A reader responds to an earlier post about a school in the Bronx that uses data to help students, not to punish teachers and students, and notes in passing the spurious claim of “reformers” that poverty is “just an excuse” or that great teachers alone can overcome poverty:

This is a great story. We try to do similar things at our school. I know we are not alone, but it is probably not the norm. Sometimes we are successful and sometimes not so much. When you work with students in poverty it becomes a necessity. Its the part that happens behind the scenes, outside of the classroom walls. That’s the part that the Ed deformers don’t discuss. Incarcerated parents, high transiency rates, truancy, students with mental health issues, just to name a few. We collaborate with health care, law enforcement, truancy officers, social services, etc. In this environment of budget cuts, those support systems are becoming more scarce.

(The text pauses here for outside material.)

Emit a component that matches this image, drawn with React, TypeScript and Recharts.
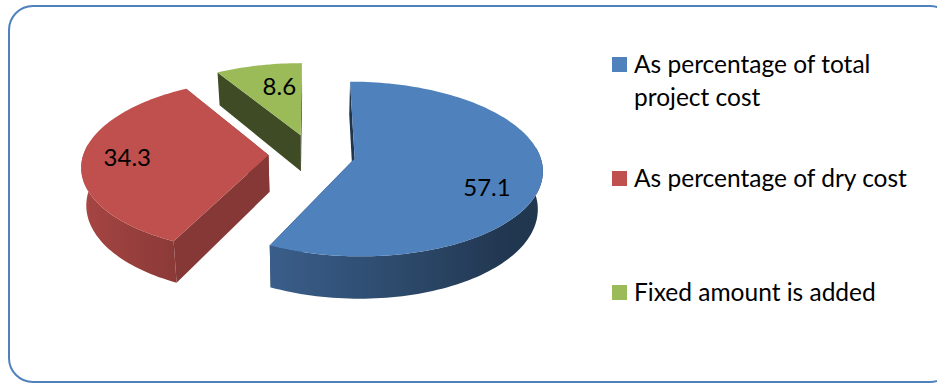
import { PieChart, Pie, Cell, Legend } from 'recharts';

const categories = ['As percentage of total project cost', 'As percentage of dry cost', 'Fixed amount is added'];
const values = [57.1, 34.3, 8.6];
const COLORS = ['#4f81bd', '#c0504d', '#9bbb59'];
// brightness of the radial cut faces, one per slice
const CUT_SHADE = [0.4, 0.7, 0.4];
// hand placed label tweaks in px
const LABEL_NUDGE = [[2, 14], [-11, -1], [9, 1]];

const chartData = categories.map((name, i) => ({ name, value: values[i] }));

const FONT = 'Lato, "Open Sans", sans-serif';
const SQUASH = 0.4595; // flattening of the disc
const PERSPECTIVE = 0.12; // back of the disc shrinks, front grows
const EXPLODE = 0.235; // slice offset as a fraction of the radius
const DEPTH = 37; // wall height in px
const TAPER = 0.022; // underside of the disc is a little narrower

const rad = (deg: number) => (deg * Math.PI) / 180;

// disc coordinates (u right, v towards the back) to screen
function project(cx: number, cy: number, r: number, u: number, v: number, drop = 0) {
  const w = 1 + PERSPECTIVE * v;
  return [cx + ((r * u) / w) * (1 - TAPER * drop), cy - (r * SQUASH * v) / w + (DEPTH * drop) / w];
}

function shade(hex: string, f: number) {
  const n = parseInt(hex.slice(1), 16);
  const ch = (s: number) => Math.round(((n >> s) & 255) * f);
  return `rgb(${ch(16)},${ch(8)},${ch(0)})`;
}

// walls get darker going from the left of the disc to the right
function wallLight(theta: number) {
  const t = Math.min(1, (Math.sin(rad(theta)) + 1) / 1.75);
  return 0.88 - 0.46 * t;
}

const toPoints = (pts: number[][]) => pts.map((p) => `${p[0].toFixed(2)},${p[1].toFixed(2)}`).join(' ');

function Slice3D(props: any) {
  const { cx, cy, outerRadius: r, startAngle, endAngle, fill, value } = props;
  const from = 90 - startAngle;
  const to = 90 - endAngle;
  const mid = (from + to) / 2;
  const du = EXPLODE * Math.sin(rad(mid));
  const dv = EXPLODE * Math.cos(rad(mid));
  const rim = (theta: number, drop = 0) =>
    project(cx, cy, r, du + Math.sin(rad(theta)), dv + Math.cos(rad(theta)), drop);
  const apex = (drop = 0) => project(cx, cy, r, du, dv, drop);

  const angles: number[] = [];
  for (let a = from; a < to; a += 1.5) angles.push(a);
  angles.push(to);

  const cutColor = shade(fill, CUT_SHADE[values.indexOf(value)]);
  const cut = (theta: number) => [apex(), rim(theta), rim(theta, 1), apex(1)];

  // only the front part of the rim gets a wall
  const front = angles.filter((a) => Math.cos(rad(a)) <= 0.15);
  const xs = front.map((a) => rim(a)[0]);
  const minX = Math.min(...xs);
  const maxX = Math.max(...xs);
  const stops = front
    .map((a) => ({ x: rim(a)[0], color: shade(fill, wallLight(a)) }))
    .sort((p, q) => p.x - q.x);
  const gradId = `wall-${fill.slice(1)}`;

  return (
    <g>
      <polygon points={toPoints(cut(from))} fill={cutColor} />
      <polygon points={toPoints(cut(to))} fill={cutColor} />
      {front.length > 1 && (
        <>
          <defs>
            <linearGradient id={gradId} gradientUnits="userSpaceOnUse" x1={minX} x2={maxX} y1={0} y2={0}>
              {stops.map((s, i) => (
                <stop key={i} offset={(s.x - minX) / (maxX - minX)} stopColor={s.color} />
              ))}
            </linearGradient>
          </defs>
          <polygon
            points={toPoints([...front.map((a) => rim(a)), ...[...front].reverse().map((a) => rim(a, 1))])}
            fill={`url(#${gradId})`}
          />
        </>
      )}
      <polygon points={toPoints([apex(), ...angles.map((a) => rim(a))])} fill={fill} />
    </g>
  );
}

function SliceLabel(props: any) {
  const { cx, cy, outerRadius: r, midAngle, value, index } = props;
  const mid = 90 - midAngle;
  const reach = EXPLODE + 0.7;
  const [x, y] = project(cx, cy, r, reach * Math.sin(rad(mid)), reach * Math.cos(rad(mid)));
  const [nx, ny] = LABEL_NUDGE[index];
  return (
    <text x={x + nx} y={y + ny} textAnchor="middle" dominantBaseline="central" fontFamily={FONT} fontSize={24} fill="#000">
      {Number(value).toFixed(1)}
    </text>
  );
}

function LegendList() {
  return (
    <div style={{ fontFamily: FONT, fontSize: 24.5, lineHeight: '33px', color: '#000' }}>
      {categories.map((name, i) => (
        <div key={name} style={{ position: 'relative', height: 114, paddingLeft: 22, width: 280 }}>
          <span
            style={{ position: 'absolute', left: 0, top: 10, width: 15, height: 15, background: COLORS[i] }}
          />
          {name}
        </div>
      ))}
    </div>
  );
}

export default function App() {
  return (
    <div style={{ position: 'absolute', left: 0, top: 0, width: 937, height: 383, overflow: 'hidden', background: '#fff' }}>
      {/* rounded outline round the whole chart, its right side runs off the page */}
      <div
        style={{
          position: 'absolute',
          left: 8,
          top: 5,
          width: 943,
          height: 374,
          border: '2.5px solid #4f81bd',
          borderRadius: 25,
        }}
      />
      <PieChart width={937} height={383} margin={{ top: 0, right: 0, bottom: 0, left: 0 }} style={{ position: 'absolute', left: 0, top: 0 }}>
        <Pie
          data={chartData}
          dataKey="value"
          nameKey="name"
          cx={312}
          cy={154}
          outerRadius={185}
          startAngle={90}
          endAngle={-270}
          isAnimationActive={false}
          shape={Slice3D}
          label={SliceLabel}
          labelLine={false}
          stroke="none"
        >
          {chartData.map((row, i) => (
            <Cell key={row.name} fill={COLORS[i]} />
          ))}
        </Pie>
        <Legend
          layout="vertical"
          content={LegendList}
          wrapperStyle={{ position: 'absolute', left: 612, top: 47, width: 320, bottom: 'auto', right: 'auto' }}
        />
      </PieChart>
    </div>
  );
}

I rarely have come across parents who don’t care, but many have extremely limited resources. As long as the effects of poverty are excluded from the education reform conversation, the achievement gap will continue to widen along SES lines. We have many students in poverty who are successful, but those who struggle with the family issues mentioned earlier are a huge drain on school resources. Thanks for showing the broader picture that is not told by test scores and value added measures. Teachers in classrooms can be  highly effective, but without a broader support system these students often take the path of the twin brother in the video. These students will continue to show up in our public school classrooms. It is our ethical duty to do our best to keep them in school. We cant just throw them out because they are difficult to teach. Kids are not disposable.